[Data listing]
§

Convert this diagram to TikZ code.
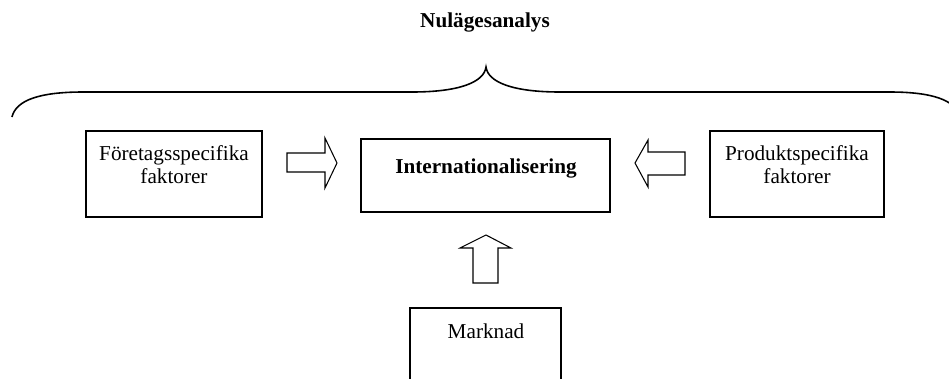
\documentclass[tikz,border=0pt]{standalone}
\usepackage{fontspec}
\setmainfont{Liberation Serif}
\usetikzlibrary{fit}
\begin{document}
\begin{tikzpicture}[x=0.566pt,y=-0.566pt,
  box/.style={draw, line width=0.8pt, inner sep=0pt},
  blockarrow/.style={draw, line width=0.6pt, line join=miter},
  txt/.style={font=\fontsize{12}{13}\selectfont, inner sep=0pt, align=center},
  brace/.style={draw, line width=0.9pt}]
\useasboundingbox (0,0) rectangle (949,378);
\clip (0,0) rectangle (949,378);
% title
\node[txt, font=\fontsize{12}{13}\selectfont\bfseries, anchor=base] (title) at (485,27) {Nulägesanalys};
% brace
\draw[brace] (12,117) .. controls (16,100) and (40,92) .. (83,92) -- (412,92)
  .. controls (460,92) and (484,82) .. (486,67)
  .. controls (488,82) and (512,92) .. (560,92) -- (890,92)
  .. controls (932,92) and (956,100) .. (960,117);
% boxes
\node[box, fit={(86,131) (262,217)}] (L) {};
\node[box, fit={(361,139) (610,212)}] (C) {};
\node[box, fit={(710,131) (884,217)}] (R) {};
\node[box, fit={(410,308) (561,420)}] (M) {};
% texts
\node[txt, anchor=north] (Lt) at (174,145) {Företagsspecifika\\faktorer};
\node[txt, anchor=north] (Rt) at (797,145) {Produktspecifika\\faktorer};
\node[txt, font=\fontsize{12}{13}\selectfont\bfseries, anchor=base] (Ct) at (486,173) {Internationalisering};
\node[txt, anchor=base] (Mt) at (486,338) {Marknad};
% block arrows
\draw[blockarrow] (287,153) -- (325,153) -- (325,138) -- (337,163) -- (325,188) -- (325,172) -- (287,172) -- cycle;
\draw[blockarrow] (685,152) -- (648,152) -- (648,140) -- (635,163) -- (648,187) -- (648,175) -- (685,175) -- cycle;
\draw[blockarrow] (473,283) -- (473,248) -- (460,248) -- (486,235) -- (511,248) -- (498,248) -- (498,283) -- cycle;
\end{tikzpicture}
\end{document}
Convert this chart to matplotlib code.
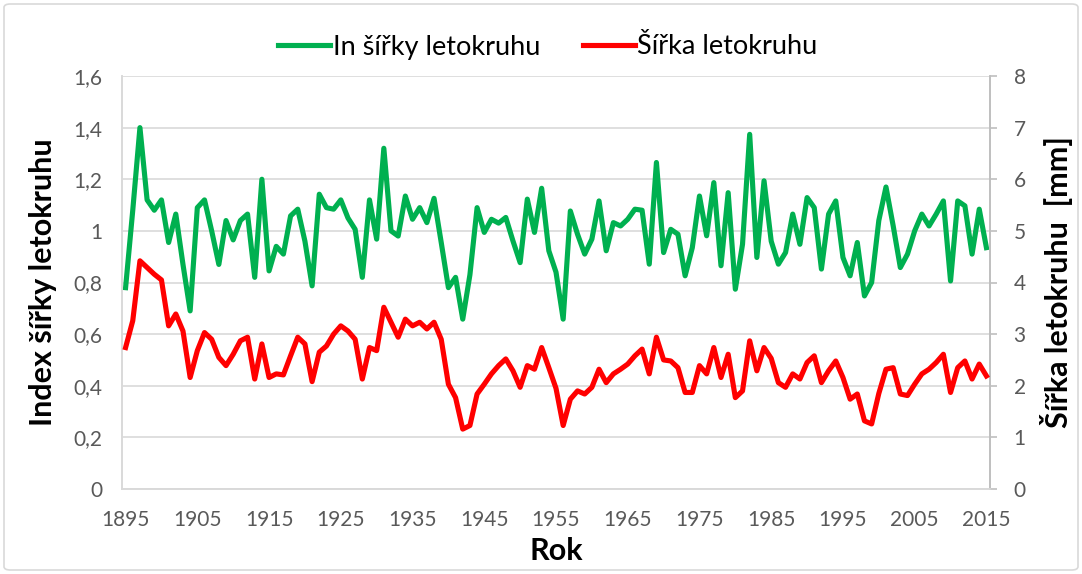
import matplotlib.pyplot as plt
from matplotlib.patches import FancyBboxPatch
from matplotlib.ticker import FuncFormatter

# years 1895 - 2015
years = list(range(1895, 2016))

# index of ring width (left axis)
index_values = [
    0.78, 1.08, 1.40, 1.12, 1.08, 1.12, 0.955, 1.065, 0.87, 0.69,
    1.09, 1.12, 1.00, 0.87, 1.04, 0.965, 1.04, 1.065, 0.82, 1.20,
    0.845, 0.94, 0.91, 1.058, 1.084, 0.96, 0.787, 1.142, 1.09, 1.084,
    1.12, 1.05, 1.006, 0.82, 1.12, 0.968, 1.32, 1.00, 0.98, 1.135,
    1.045, 1.09, 1.032, 1.126, 0.955, 0.78, 0.82, 0.658, 0.83, 1.09,
    0.994, 1.045, 1.03, 1.052, 0.961, 0.877, 1.123, 0.994, 1.165, 0.923,
    0.84, 0.658, 1.077, 0.987, 0.91, 0.968, 1.116, 0.923, 1.032, 1.019,
    1.045, 1.084, 1.08, 0.871, 1.265, 0.916, 1.006, 0.987, 0.826, 0.935,
    1.135, 0.981, 1.187, 0.865, 1.148, 0.774, 0.948, 1.374, 0.897, 1.194,
    0.96, 0.871, 0.916, 1.065, 0.948, 1.129, 1.09, 0.852, 1.065, 1.116,
    0.897, 0.826, 0.955, 0.748, 0.80, 1.04, 1.17, 1.02, 0.858, 0.91,
    1.00, 1.065, 1.019, 1.065, 1.116, 0.806, 1.116, 1.097, 0.91, 1.084,
    0.935,
]

# ring width in mm (right axis)
width_mm = [
    2.74, 3.26, 4.42, 4.29, 4.16, 4.05, 3.16, 3.39, 3.06, 2.16,
    2.68, 3.03, 2.90, 2.55, 2.39, 2.61, 2.87, 2.94, 2.13, 2.81,
    2.16, 2.23, 2.21, 2.58, 2.94, 2.81, 2.08, 2.65, 2.77, 3.00,
    3.16, 3.06, 2.90, 2.13, 2.74, 2.68, 3.52, 3.23, 2.94, 3.29,
    3.16, 3.23, 3.10, 3.23, 2.90, 2.03, 1.77, 1.16, 1.23, 1.84,
    2.03, 2.23, 2.39, 2.52, 2.29, 1.97, 2.39, 2.32, 2.74, 2.35,
    1.95, 1.23, 1.74, 1.90, 1.84, 1.97, 2.32, 2.06, 2.23, 2.32,
    2.42, 2.58, 2.71, 2.23, 2.94, 2.50, 2.48, 2.35, 1.87, 1.87,
    2.39, 2.23, 2.74, 2.16, 2.61, 1.77, 1.90, 2.87, 2.29, 2.74,
    2.53, 2.06, 1.97, 2.23, 2.13, 2.45, 2.58, 2.06, 2.29, 2.48,
    2.16, 1.74, 1.84, 1.32, 1.26, 1.85, 2.32, 2.35, 1.84, 1.81,
    2.03, 2.23, 2.32, 2.45, 2.61, 1.87, 2.35, 2.48, 2.13, 2.42,
    2.19,
]

tick_years = [1895, 1905, 1915, 1925, 1935, 1945, 1955, 1965, 1975, 1985, 1995, 2005, 2015]

green = "#00B050"
red = "#FF0000"
grey_text = "#595959"
grid_col = "#D9D9D9"

plt.rcParams['font.family'] = ['Lato', 'DejaVu Sans']

fig = plt.figure(figsize=(10.82, 5.74), dpi=100)
ax = fig.add_axes([122 / 1082, 1 - 489 / 574, 868 / 1082, 413 / 574])
ax2 = ax.twinx()

pos = list(range(len(years)))
ax.plot(pos, index_values, color=green, lw=3.7, solid_joinstyle='round',
        label="In šířky letokruhu", zorder=3)
ax2.plot(pos, width_mm, color=red, lw=3.7, solid_joinstyle='round',
         label="Šířka letokruhu", zorder=3)

ax.set_xlim(-0.5, len(years) - 0.5)
ax.set_ylim(0, 1.6)
ax2.set_ylim(0, 8)
ax.set_yticks([0, 0.2, 0.4, 0.6, 0.8, 1.0, 1.2, 1.4, 1.6])
ax2.set_yticks(range(0, 9))
ax.yaxis.set_major_formatter(FuncFormatter(lambda v, p: ("%g" % round(v, 1)).replace(".", ",")))

ax.set_xticks([years.index(y) for y in tick_years])
ax.set_xticklabels([str(y) for y in tick_years])

ax.grid(axis='y', color=grid_col, lw=1.2)
ax.set_axisbelow(True)

for a in (ax, ax2):
    a.spines['top'].set_visible(False)
    a.spines['left'].set_color(grid_col)
    a.spines['bottom'].set_color(grid_col)
    a.spines['right'].set_color("#BFBFBF")
    a.spines['left'].set_linewidth(1.2)
    a.spines['bottom'].set_linewidth(1.2)
    a.spines['right'].set_linewidth(1.2)

ax.tick_params(axis='y', length=0, pad=14, labelsize=15, labelcolor=grey_text)
ax.tick_params(axis='x', length=0, pad=15, labelsize=15, labelcolor=grey_text)
ax2.tick_params(axis='y', length=5, width=1.2, color="#BFBFBF", pad=12,
                labelsize=15, labelcolor=grey_text)

ax.set_ylabel("Index šířky letokruhu", fontsize=22, fontweight='bold', labelpad=12)
ax2.set_ylabel("Šířka letokruhu  [mm]", fontsize=22, fontweight='bold', labelpad=10)
ax.set_xlabel("Rok", fontsize=22, fontweight='bold', labelpad=5)

h1, l1 = ax.get_legend_handles_labels()
h2, l2 = ax2.get_legend_handles_labels()
fig.legend(h1 + h2, l1 + l2, loc='center', bbox_to_anchor=(548 / 1082, 1 - 47 / 574),
           ncol=2, frameon=False, fontsize=19.5, handlelength=1.9, handletextpad=0.1,
           columnspacing=1.6)

# chart border
fig.patches.append(FancyBboxPatch((4 / 1082, 4 / 574), 1 - 8 / 1082, 1 - 8 / 574,
                                  boxstyle="round,pad=0,rounding_size=0.006",
                                  transform=fig.transFigure, fill=False,
                                  edgecolor="#D9D9D9", lw=1.2))

fig.savefig("out.png", dpi=100)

§

» Goal of the exercise: For each line in the data above that contains the string "Convert", extract the line.

» Solution to the exercise:
Convert this diagram to TikZ code.
Convert this chart to matplotlib code.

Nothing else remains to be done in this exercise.